Anyway, Barclays (to whom I wrote) responded to my request by... sending me another copy of my PIN. So clearly they have a firm grasp of the technology.

Barclaycard, however, sent me a new `chip and PIN' card to replace my expired card, with a little note saying I should call them to confirm receipt. So I did, and explained that I wanted a non-chip-and-PIN card. After a couple of rounds of uncomprehending conversation, it was eventually explained to me that I could only get such a card if I was disabled (the point being that, e.g., many visually impaired people have trouble operating the PIN keypads and so can't be expected to use chip and PIN). ``Oh,'' I said (slightly unfairly), ``you're discriminating against me because I'm not disabled?''

Apparently they weren't, but didn't give any other credible reason for not giving me a PIN suppressed card. So I asked the chap to close my account. This provoked a slightly different tactic, viz., ``We could give you a chip and signature card, but shops wouldn't accept it if you're not disabled.''

Now, I've never run a shop, but it's always been my understanding that the aim of the game in retail is to separate the punter from their hard-earned cash. I shall be a little bit surprised if, having handed over my card and signed the slip, I am challenged as to my disability status, but we shall see. Anyway, and to my surprise, after I asked the Barclaycard chap, ``Have you asked them?'', he got bored of arguing this back and forth and (after a long pause during which he presumably consulted mission control) agreed -- on the proviso that it would be my own silly fault if shops refused my card -- to set my card up for chip-and-signature.

(As a brief comment, I'm not sure how this works. I'd understood that the chip was designed for offline verification, and hence it's not clear how it can be remotely enabled in this way. Perhaps during an online verification it can talk to Barclaycard and update its settings? Alternatively, the Barclaycard man may have been lying.)

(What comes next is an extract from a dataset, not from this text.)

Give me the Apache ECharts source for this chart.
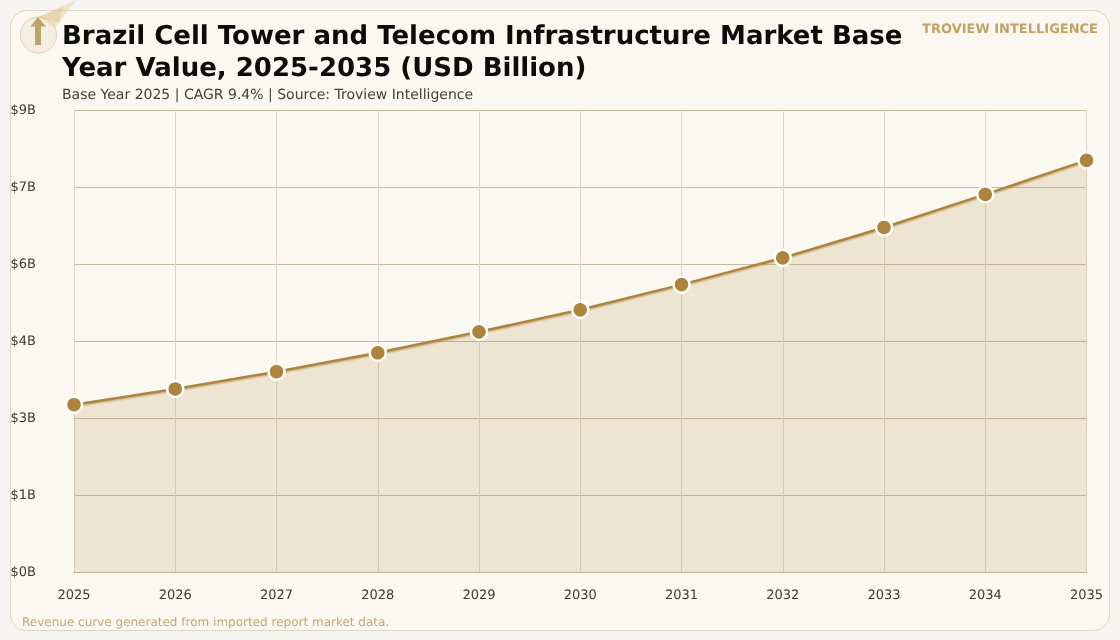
<!DOCTYPE html>
<html>
<head>
<meta charset="utf-8">
<style>
  html, body { margin: 0; padding: 0; background: #f5f4f0; }
  #chart { width: 1120px; height: 640px; }
  #chart text { text-rendering: geometricPrecision; }
  #chart svg { opacity: 0.999; }
</style>
<script src="https://cdn.jsdelivr.net/npm/echarts@6/dist/echarts.min.js"></script>
</head>
<body>
<div id="chart"></div>
<script>
const years = ['2025', '2026', '2027', '2028', '2029', '2030', '2031', '2032', '2033', '2034', '2035'];
const marketValues = [3.20, 3.50, 3.83, 4.19, 4.59, 5.01, 5.49, 6.00, 6.58, 7.21, 7.86];
const axisMax = 8.82;
const axisStep = 1.47;

const titleText = 'Brazil Cell Tower and Telecom Infrastructure Market Base\nYear Value, 2025-2035 (USD Billion)';
const subtitleText = 'Base Year 2025 | CAGR 9.4% | Source: Troview Intelligence';
const brandText = 'TROVIEW INTELLIGENCE';
const footerText = 'Revenue curve generated from imported report market data.';

const fontFamily = '"DejaVu Sans", sans-serif';
const chart = echarts.init(document.getElementById('chart'), null, { renderer: 'svg' });

chart.setOption({
  animation: false,
  backgroundColor: '#f5f4f0',
  textStyle: { fontFamily },
  grid: { left: 74, right: 33.5, top: 110, bottom: 67.5, containLabel: false },
  xAxis: {
    type: 'category',
    data: years,
    boundaryGap: false,
    axisLine: { show: true, lineStyle: { color: '#c4b495', width: 1 } },
    axisTick: { show: false },
    axisLabel: { color: '#3f3a33', fontSize: 13, margin: 16, fontFamily, hideOverlap: false, interval: 0 },
    splitLine: { show: true, lineStyle: { color: '#ddd5c6', width: 1 } }
  },
  yAxis: {
    type: 'value',
    min: 0,
    max: axisMax,
    interval: axisStep,
    axisLine: { show: false },
    axisTick: { show: false },
    axisLabel: {
      color: '#3f3a33',
      fontSize: 13,
      fontFamily,
      margin: 38,
      align: 'right',
      formatter: v => '$' + Math.round(v) + 'B'
    },
    splitLine: { show: true, lineStyle: { color: '#c5b9a3', width: 1 } }
  },
  series: [{
    type: 'line',
    data: marketValues,
    smooth: false,
    symbol: 'circle',
    symbolSize: 16,
    showSymbol: true,
    lineStyle: { color: '#ae843c', width: 2.5, shadowColor: 'rgba(176,138,68,0.45)', shadowBlur: 0, shadowOffsetY: 1.5 },
    itemStyle: { color: '#ae843c', borderColor: '#ffffff', borderWidth: 2.5 },
    areaStyle: { color: 'rgba(176,138,68,0.26)' },
    z: 5
  }],
  graphic: [
    { type: 'rect', z: -10, shape: { x: 10.5, y: 10.5, width: 1099, height: 620, r: 16 },
      style: { fill: '#fbf8f1', stroke: '#ddd6c6', lineWidth: 1 } },
    { type: 'circle', z: 10, shape: { cx: 38.5, cy: 35, r: 18 },
      style: { fill: '#f5efe3', stroke: '#e2d3b5', lineWidth: 1 } },
    { type: 'polygon', z: 11, shape: { points: [[38, 17], [76, 0], [55, 28]] },
      style: { fill: 'rgba(222,198,140,0.35)' } },
    { type: 'polygon', z: 11, shape: { points: [[38, 17], [63, 7], [59, 23]] },
      style: { fill: 'rgba(222,198,140,0.50)' } },
    { type: 'polygon', z: 12, shape: { points: [[38, 17], [46, 26.5], [41, 26.5], [41, 45], [35, 45], [35, 26.5], [30.5, 26.5]] },
      style: { fill: '#bca468' } },
    { type: 'text', z: 20, style: { x: 62, y: 20, text: titleText, font: 'bold 26px ' + fontFamily, lineHeight: 32, fill: '#0c0c0c' } },
    { type: 'text', z: 20, style: { x: 62, y: 88, text: subtitleText, font: '14px ' + fontFamily, fill: '#45403a' } },
    { type: 'text', z: 20, style: { x: 1098, y: 23, text: brandText, align: 'right', font: 'bold 13px ' + fontFamily, fill: '#c0a365' } },
    { type: 'text', z: 20, style: { x: 22, y: 616, text: footerText, font: '12px ' + fontFamily, fill: '#bfa873' } }
  ]
});
</script>
</body>
</html>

If you're also unhappy with the idea of being screwed by the banks over chip and PIN, you might also want to read this. (I should say also that the chip and PIN scheme is marginally more `secure' than the signature scheme, in some vaguely useful sense, in particular because signatures frequently aren't checked, whereas the PIN is. But this fairly trivial technical advantage is nullified by the dishonesty of the banks and their success in hoodwinking the courts in this country over the supposed `impossibility' of fraud based on stealing a person's PIN.)

In other news: fine work by NO2ID on Wednesday, accompanied by a splendid own-goal by David Blunkett in the form of his comments about supermarket loyalty cards. (He's chosen not to have one, but thinks that they're more of a threat to privacy than his compulsory ID card scheme. Surely some mistake?)